El año pasado, West Virginia celebró un contrato con la empresa Global Tel Link (GTL) para proporcionar tabletas gratis a los reclusos. Este tipo de iniciativas se están volviendo populares con rapidez porque los estados luchan contra un legado de cuatro décadas de duras políticas contra la delincuencia y de repetidos llamados públicos para que las cárceles ayuden más a la rehabilitación.
Y suena genial. Hasta que los reclusos se dan cuenta de que la empresa cobra a los usuarios cada vez que utilizan las tabletas, incluyendo 25 centavos por página de correo electrónico y 3 centavos el minuto para leer libros electrónicos. Según este cálculo, la mayoría de los reclusos terminarían pagando alrededor de 15 dólares por cada novela o autobiografía que intentaran leer. Esto no beneficia a aquellos que no cuentan con suficiente dinero; los explota. El único beneficiario, aparte de Global Tel Link, es West Virginia, que recibe el 5 % de las ganancias.
GTL no es el único que saca provecho de los reclusos. Explotar a los reclusos con fines lucrativos es algo que se ve cada vez con más frecuencia en el ámbito de la justicia penal.
JPay, propiedad de Securus Technologies, cobra a los presos por hacer llamadas, enviar correos electrónicos y escuchar música o audio libros. En algunos estados, Edovo (Education Over Obstacles) les cobra por el alquiler de las tabletas.
En la actualidad, muchas cárceles prohíben las visitas personales y luego, permiten a las empresas cobrar 12,99 dólares o más por las video llamadas. Las llamadas telefónicas desde prisión pueden costar hasta 3,99 dólares el minuto. El calzado del penal se rompe en pocas semanas y solo se puede reemplazar por los productos de un catálogo especial. En invierno, solo se les entregan sudaderas. Las comidas no tienen suficiente valor nutritivo y, con el tiempo, deben ser complementadas para mantener una buena salud.
Todas estas necesidades (zapatos, chaquetas, llamadas, atún enlatado del economato) acumulan tarifas muy por encima de los precios de mercado que se pagan en el exterior. Pero, por lo general, no los pagan los reclusos, quienes cuentan con pocas formas o ninguna de ganar dinero. Quienes los pagan principalmente son los familiares que a menudo se encuentran entre los más pobres. Este impuesto oculto conduce a las comunidades que ya son vulnerables a más pobreza y desesperanza.
Pero cobrar por leer es inaudito. El mayor recurso en la cárcel es el tiempo —tiempo para pensar y mejorar. La mejor forma en que los reclusos pueden ocupar su tiempo es leyendo. La lectura crea el acceso al aprendizaje de cualquier materia y capacita en el ámbito laboral. Les recuerda a aquellos dejados de lado que hay un mundo más allá de la jaula.

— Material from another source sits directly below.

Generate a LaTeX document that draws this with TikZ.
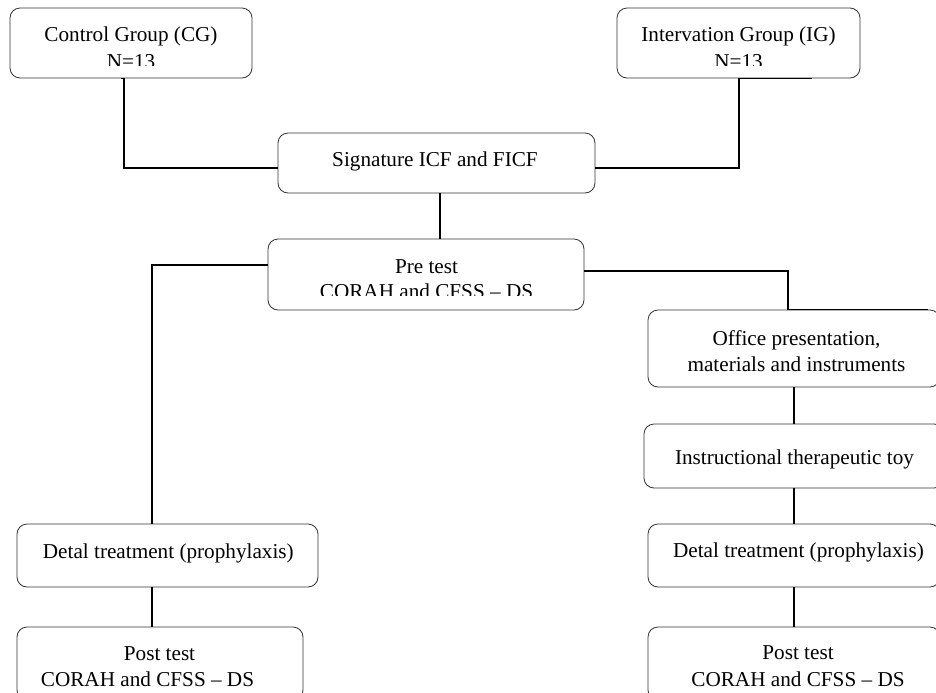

Yo lo sé; así ocurrió en mi caso. A los 18 años me sentenciaron a cadena perpetua con pocas probabilidades de libertad condicional. Durante dos años estuve deprimido y sin esperanza, sin propósitos ni metas. Luego, un compañero con la misma condena me presentó a los libros. Comencé a leer todos los días: historia, autoayuda, periódicos, libros de texto, biografías.
La lectura me enseñó que no solo podía hacer del mundo un lugar mejor, sino cómo hacerlo: haciendo que otros también leyesen.
Juntos fundamos un club de lectura semanal. Ambos obtuvimos el GED (diploma de estudios secundarios, por sus siglas en inglés). Nuestra cárcel de Maryland no ofrecía un programa de estudios universitarios, así que investigamos y escribimos una propuesta que ayudó a persuadirlos para que comenzaran uno.
Enseñamos clases sobre cómo escribir un currículum y de orientación vocacional; ayudamos a más de cien internos a prepararse para el éxito en el mundo después de la cárcel. Creamos decenas de lectores para toda la vida. Nos dimos esperanza a nosotros mismos, un propósito y las herramientas para el éxito.
Esto nunca hubiera sido posible sin los libros gratuitos. En un determinado momento, mi familia gastó cientos de dólares en unos pocos meses por atender mis llamadas a cobro revertido, pero no tenían tanto dinero para continuar haciéndolo indefinidamente y yo, por supuesto, no tenía nada. La idea de gastar 3 centavos el minuto en un libro era imposible; yo no tenía 3 centavos.